If a tuple is passed and returned this makes it possible
from Python code to mangle the state. IMHO this should be
avoided if possible.

> Otherwise we'll end up having different interface
> signatures for all codecs and extending them to accomodate
> for future enhancement will become unfeasable without
> introducing yet another set of APIs.

We already have slightly different decoding functions:
utf_16_ex_decode() takes additional arguments.

> Let's discuss this some more and implement it for Python 2.5.
> For Python 2.4, I think we can get away with what we already
> have:
 > [...]

OK, I've updated the patch.

> [...]
> The buffer logic should only be used for streams
> that do not support the interface to push back already
> read bytes (e.g. .unread()).
> 
>  From a design perspective, keeping read data inside the
> codec is the wrong thing to do, simply because it leaves
> the input stream in an undefined state in case of an error
> and there's no way to correlate the stream's read position
> to the location of the error.
> 
> With a pushback method on the stream, all the stream
> data will be stored on the stream, not the codec, so
> the above would no longer be a problem.

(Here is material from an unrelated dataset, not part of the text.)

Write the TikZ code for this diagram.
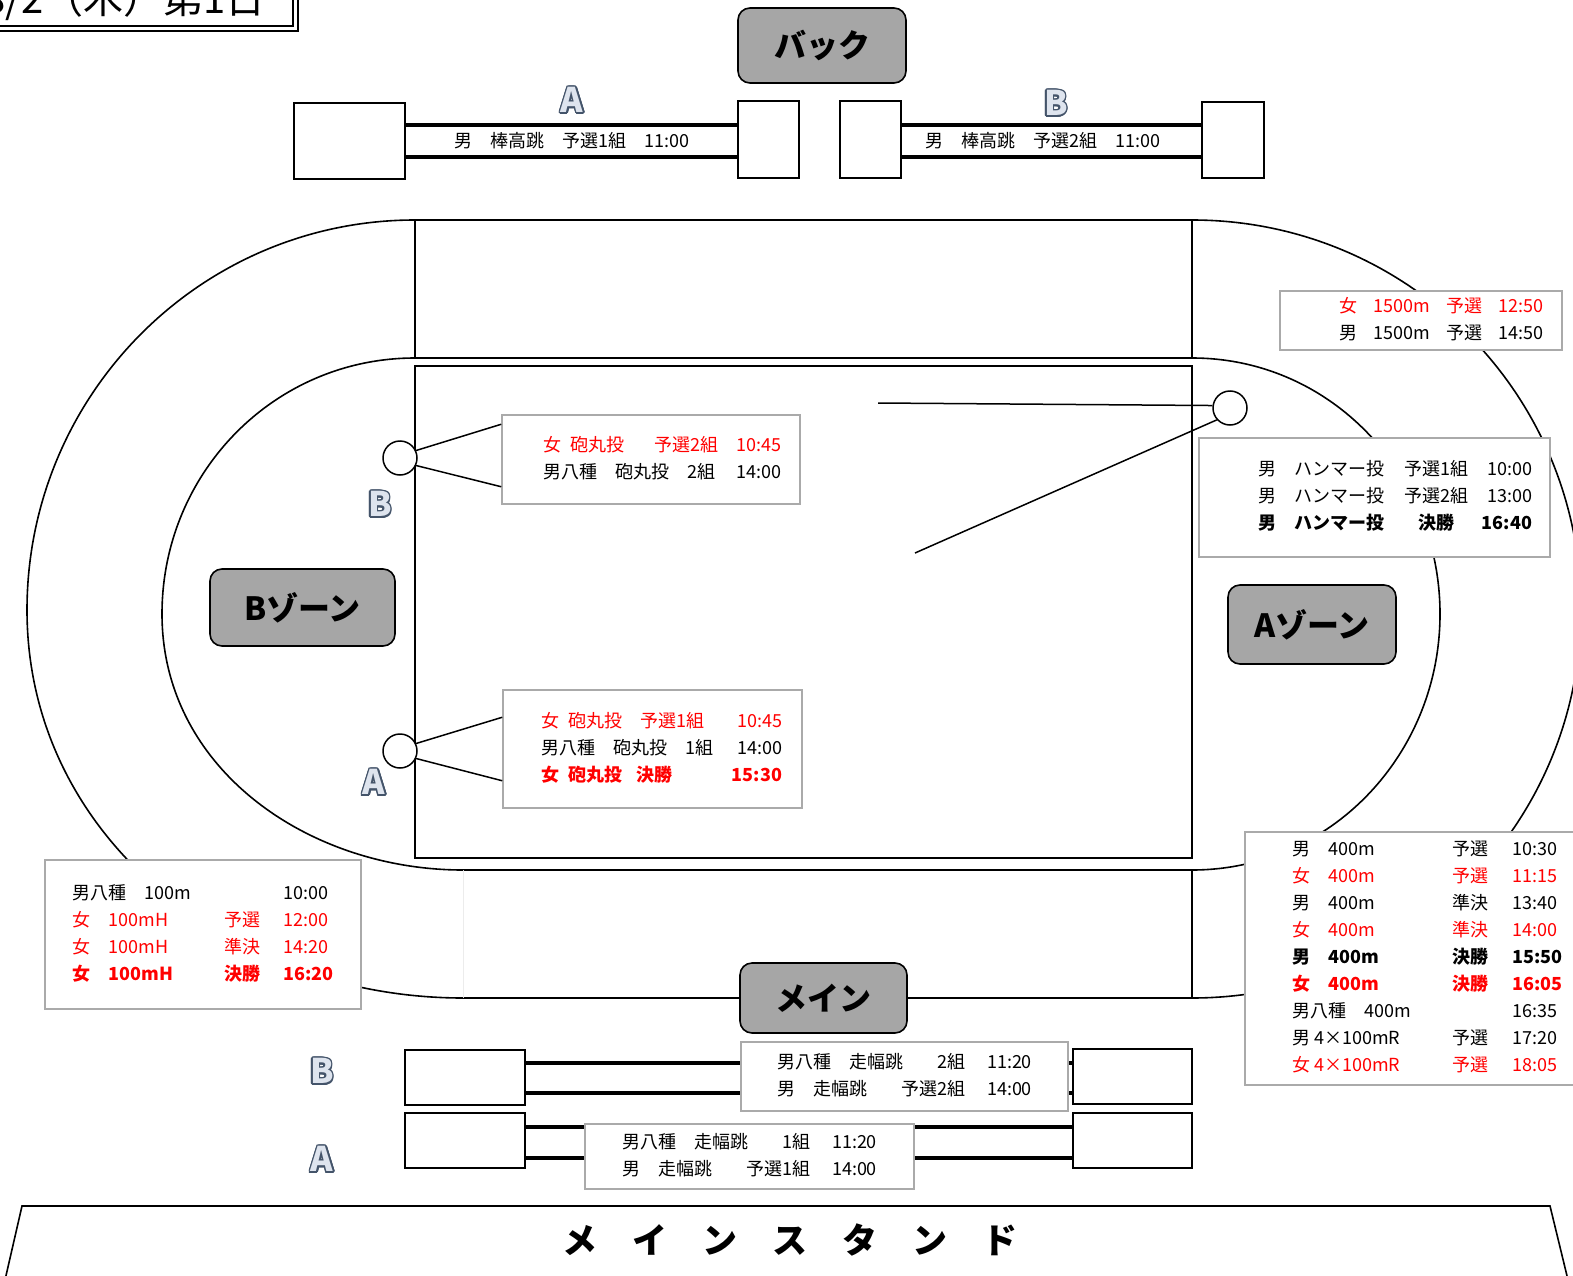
\documentclass[tikz,border=0pt]{standalone}
\usepackage{fontspec}
\setmainfont{Noto Sans CJK JP}
\usepackage{xcolor}
\usepackage{contour}
\contourlength{1.6pt}
\definecolor{zonegray}{RGB}{166,166,166}
\definecolor{boxgray}{RGB}{170,170,170}
\definecolor{lettdark}{RGB}{68,84,106}
\definecolor{lettlight}{RGB}{222,228,238}
\newcommand{\redtx}{\leavevmode\color{red}}
\newcommand{\redbf}{\leavevmode\color{red}\bfseries}
\newcommand{\abmark}[1]{{\color{lettlight}\contour{lettdark}{#1}}}
\begin{document}
\begin{tikzpicture}
  [x=1pt,y=-1pt,
   Track/.style={line width=1.6pt},
   Pit/.style={draw=black,line width=2pt,fill=white,inner sep=0pt},
   Run/.style={line width=4pt},
   Zone/.style={draw=black,line width=1.6pt,fill=zonegray,rounded corners=12pt,inner sep=0pt,font=\fontsize{32}{36}\selectfont\bfseries},
   Box/.style={draw=boxgray,line width=1.5pt,fill=white,inner sep=0pt,font=\fontsize{18}{27}\selectfont},
   Ring/.style={circle,draw=black,line width=1.5pt,fill=white,minimum size=34pt,inner sep=0pt},
   Mark/.style={inner sep=0pt,font=\fontsize{34}{34}\selectfont\bfseries}]
  \useasboundingbox (0,0) rectangle (1573,1276);

  % title
  \node[anchor=base east,inner sep=0pt,font=\fontsize{40}{40}\selectfont] (title) at (266,14) {8/2（木）第1日};
  \draw[line width=1.5pt] (-5,26) -- (293,26) -- (293,-5);
  \draw[line width=1.5pt] (-5,31) -- (298,31) -- (298,-5);

  % track
  \draw[Track] (415,220) rectangle (1192,358);
  \draw[Track] (415,366) rectangle (1192,858);
  \draw[Track] (463,870) -- (1192,870) -- (1192,998) -- (463,998);
  \draw[gray!15,line width=1pt] (463,870) -- (463,998);
  \draw[Track] (415,220) to[out=180,in=90] (27,610) to[out=-90,in=180] (463,998);
  \draw[Track] (415,358) to[out=180,in=90] (162,614) to[out=-90,in=180] (463,870);
  \draw[Track] (1192,220) to[out=0,in=90] (1581,609) to[out=-90,in=0] (1192,998);
  \draw[Track] (1192,358) to[out=0,in=90] (1440,614) to[out=-90,in=0] (1192,870);

  % pole vault
  \node[Pit,minimum width=111pt,minimum height=76pt] (pvAl) at (349.5,141) {};
  \node[Pit,minimum width=61pt,minimum height=77pt] (pvAr) at (768.5,139.5) {};
  \node[Pit,minimum width=61pt,minimum height=77pt] (pvBl) at (870.5,139.5) {};
  \node[Pit,minimum width=62pt,minimum height=76pt] (pvBr) at (1233,140) {};
  \draw[Run] ([yshift=16pt]pvAl.east) -- ([yshift=16pt]pvAl.east -| pvAr.west);
  \draw[Run] ([yshift=-16pt]pvAl.east) -- ([yshift=-16pt]pvAl.east -| pvAr.west);
  \draw[Run] ([yshift=14.5pt]pvBl.east) -- ([yshift=14.5pt]pvBl.east -| pvBr.west);
  \draw[Run] ([yshift=-17.5pt]pvBl.east) -- ([yshift=-17.5pt]pvBl.east -| pvBr.west);
  \node[font=\fontsize{18}{18}\selectfont] (pvAt) at (572,141) {男　棒高跳　予選1組　11:00};
  \node[font=\fontsize{18}{18}\selectfont] (pvBt) at (1043,141) {男　棒高跳　予選2組　11:00};
  \node[Mark] (pvAm) at (572,101) {\abmark{A}};
  \node[Mark] (pvBm) at (1056,104) {\abmark{B}};

  % zones
  \node[Zone,minimum width=168pt,minimum height=75pt] (back) at (822,45.5) {バック};
  \node[Zone,minimum width=185pt,minimum height=77pt] (bzone) at (302.5,607.5) {Bゾーン};
  \node[Zone,minimum width=168pt,minimum height=79pt] (azone) at (1312,624.5) {Aゾーン};
  \node[Zone,minimum width=167pt,minimum height=70pt] (main) at (823.5,998) {メイン};

  % shot put
  \node[Ring] (spB) at (400,458) {};
  \node[Box,minimum height=89pt,text width=260pt,inner xsep=19pt,align=right] (spBbox) at (651,459.5) {%
    \begin{tabular}{@{}l@{\hspace{18pt}}r@{}}
    \redtx 女\hspace{9pt}砲丸投\hspace{30pt}予選2組 & \redtx 10:45\\
    男八種　砲丸投　2組 & 14:00
    \end{tabular}};
  \draw[line width=1.5pt] (spB.25) -- ([yshift=-10pt]spBbox.north west);
  \draw[line width=1.5pt] (spB.-25) -- ([yshift=18pt]spBbox.south west);
  \node[Mark] (spBm) at (380,505) {\abmark{B}};

  \node[Ring] (spA) at (400,751) {};
  \node[Box,minimum height=118pt,text width=259pt,inner xsep=20pt,align=right] (spAbox) at (652.5,749) {%
    \begin{tabular}{@{}l@{\hspace{18pt}}r@{}}
    \redtx 女\hspace{9pt}砲丸投\hspace{18pt}予選1組 & \redtx 10:45\\
    男八種　砲丸投　1組 & 14:00\\
    \redbf 女\hspace{9pt}砲丸投\hspace{14pt}決勝 & \redbf 15:30
    \end{tabular}};
  \draw[line width=1.5pt] (spA.25) -- ([yshift=-28pt]spAbox.north west);
  \draw[line width=1.5pt] (spA.-25) -- ([yshift=28pt]spAbox.south west);
  \node[Mark] (spAm) at (374,783) {\abmark{A}};

  % hammer
  \node[Ring] (hm) at (1230,408) {};
  \coordinate (hmS) at (878,403);
  \coordinate (hmL) at (915,553);
  \draw[line width=1.5pt] (hmS) -- (hm.172);
  \draw[line width=1.5pt] (hmL) -- (hm.222);
  \node[Box,minimum height=119pt,text width=315pt,inner xsep=18pt,align=right] (hmbox) at (1374.5,497.5) {%
    \begin{tabular}{@{}l@{\hspace{20pt}}c@{\hspace{13pt}}r@{}}
    男　ハンマー投 & 予選1組 & 10:00\\
    男　ハンマー投 & 予選2組 & 13:00\\
    \bfseries 男　ハンマー投 & \bfseries 決勝 & \bfseries 16:40
    \end{tabular}};

  % running
  \node[Box,minimum height=59pt,text width=244pt,inner xsep=19pt,align=right] (r1500) at (1421,320.5) {%
    \begin{tabular}{@{}l@{\hspace{16pt}}l@{\hspace{16pt}}l@{\hspace{16pt}}l@{}}
    \redtx 女 & \redtx 1500m & \redtx 予選 & \redtx 12:50\\
    男 & 1500m & 予選 & 14:50
    \end{tabular}};
  \node[Box,anchor=north west,minimum width=365pt,minimum height=253pt] (r400) at (1244,831) {%
    \begin{tabular}{@{}p{160pt}@{}p{60pt}@{}l@{}}
    男　400m & 予選 & 10:30\\
    \redtx 女　400m & \redtx 予選 & \redtx 11:15\\
    男　400m & 準決 & 13:40\\
    \redtx 女　400m & \redtx 準決 & \redtx 14:00\\
    \bfseries 男　400m & \bfseries 決勝 & \bfseries 15:50\\
    \redbf 女　400m & \redbf 決勝 & \redbf 16:05\\
    男八種　400m & & 16:35\\
    男 4×100mR & 予選 & 17:20\\
    \redtx 女 4×100mR & \redtx 予選 & \redtx 18:05
    \end{tabular}};
  \node[Box,minimum width=316pt,minimum height=149pt] (r100) at (203,934.5) {%
    \begin{tabular}{@{}p{152pt}@{}p{59pt}@{}l@{}}
    男八種　100m & & 10:00\\
    \redtx 女　100mH & \redtx 予選 & \redtx 12:00\\
    \redtx 女　100mH & \redtx 準決 & \redtx 14:20\\
    \redbf 女　100mH & \redbf 決勝 & \redbf 16:20
    \end{tabular}};

  % long jump
  \node[Pit,minimum width=120pt,minimum height=55pt] (ljBl) at (465,1077.5) {};
  \node[Pit,minimum width=119pt,minimum height=55pt] (ljBr) at (1132.5,1076.5) {};
  \node[Pit,minimum width=120pt,minimum height=55pt] (ljAl) at (465,1140.5) {};
  \node[Pit,minimum width=119pt,minimum height=55pt] (ljAr) at (1132.5,1140.5) {};
  \draw[Run] ([yshift=14.5pt]ljBl.east) -- ([yshift=14.5pt]ljBl.east -| ljBr.west);
  \draw[Run] ([yshift=-15.5pt]ljBl.east) -- ([yshift=-15.5pt]ljBl.east -| ljBr.west);
  \draw[Run] ([yshift=13.5pt]ljAl.east) -- ([yshift=13.5pt]ljAl.east -| ljAr.west);
  \draw[Run] ([yshift=-17.5pt]ljAl.east) -- ([yshift=-17.5pt]ljAl.east -| ljAr.west);
  \node[Box,minimum width=327pt,minimum height=69pt] (ljBt) at (904.5,1076.5) {%
    \begin{tabular}{@{}p{124pt}@{}r@{\hspace{22pt}}l@{}}
    男八種　走幅跳 & 2組 & 11:20\\
    男　走幅跳 & 予選2組 & 14:00
    \end{tabular}};
  \node[Box,minimum width=329pt,minimum height=65pt] (ljAt) at (749.5,1156.5) {%
    \begin{tabular}{@{}p{124pt}@{}r@{\hspace{22pt}}l@{}}
    男八種　走幅跳 & 1組 & 11:20\\
    男　走幅跳 & 予選1組 & 14:00
    \end{tabular}};
  \node[Mark] (ljBm) at (322,1072) {\abmark{B}};
  \node[Mark] (ljAm) at (322,1160) {\abmark{A}};

  % main stand
  \draw[line width=1.6pt] (5,1280) -- (22,1206) -- (1550,1206) -- (1568,1280);
  \node[font=\fontsize{35}{35}\selectfont\bfseries] (stand) at (790,1240) {メ　イ　ン　ス　タ　ン　ド};
\end{tikzpicture}
\end{document}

On the other hand this requires special stream. Data
already read is part of the codec state, so why not
put it into the codec?

> However, we can always add the .unread() support to the
> stream codecs at a later stage, so it's probably ok
> to default to the buffer logic for Python 2.4.

OK.

>> That still leaves the issue
>> of the last read operation, which I'm tempted to leave unresolved
>> for Python 2.4. No matter what the solution is, it would likely
>> require changes to all codecs, which is not good.
> 
> We could have a method on the codec which checks whether
> the codec buffer or the stream still has pending data
> left. Using this method is an application scope consideration,
> not a codec issue.

But this mean that the normal error handling can't be used
for those trailing bytes.

Bye,
    Walter Dörwald